Adobe Abandons Linux Flash Builder - Garbage
http://java.sys-con.com/node/1543947

======
kls
Without the release of Photoshop and the other pieces of the tool chain, it
was destine to fail. Why they would ever think it would succeed without the
rest of the tool chain is beyond me. If they fooled themselves with the fact
that developers could use a virtual for photoshop etc. Then it makes no sense
to purchase a separate licence for linux, I would just buy the licence for the
windows virtual.

It amazes we that whoever is in charge of this decision does not have the
capacity to understand that.
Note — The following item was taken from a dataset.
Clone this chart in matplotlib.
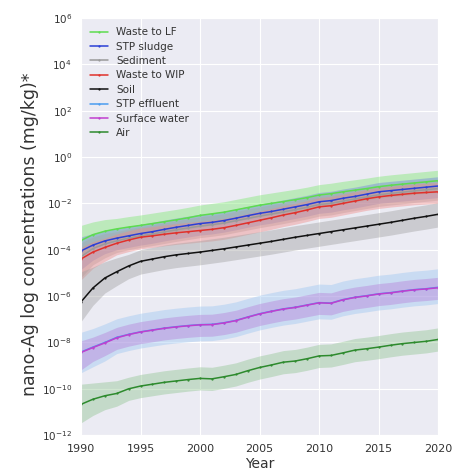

I would question their competency in their role.
If they have no intent of releasing a full Linux tool chain then it make sense
to kill it off as it will never gain traction without the other tools that
developers of flash applications use.

I am just floored that they would have ever though it would succeed without
the other tools and then to blame the economics of Linux as the reason for
failure shows a firm denial of the understanding of reality. If I used as PC
platform, I would run Linux, I prefer Unix operating systems because I cut my
teeth on them so I always feel comfortable on them the thing that would stop
me from using it would be the absence of the Adobe suite. One of the major
reasons I run OSX is due to the fact that it is the only Unix OS that runs the
Adobe suite.

------
maigret
... And this is why proprietary formats (not software) are evil. Once the
owner decide to kill the tools, the format and the corresponding
documents/applications are dead also.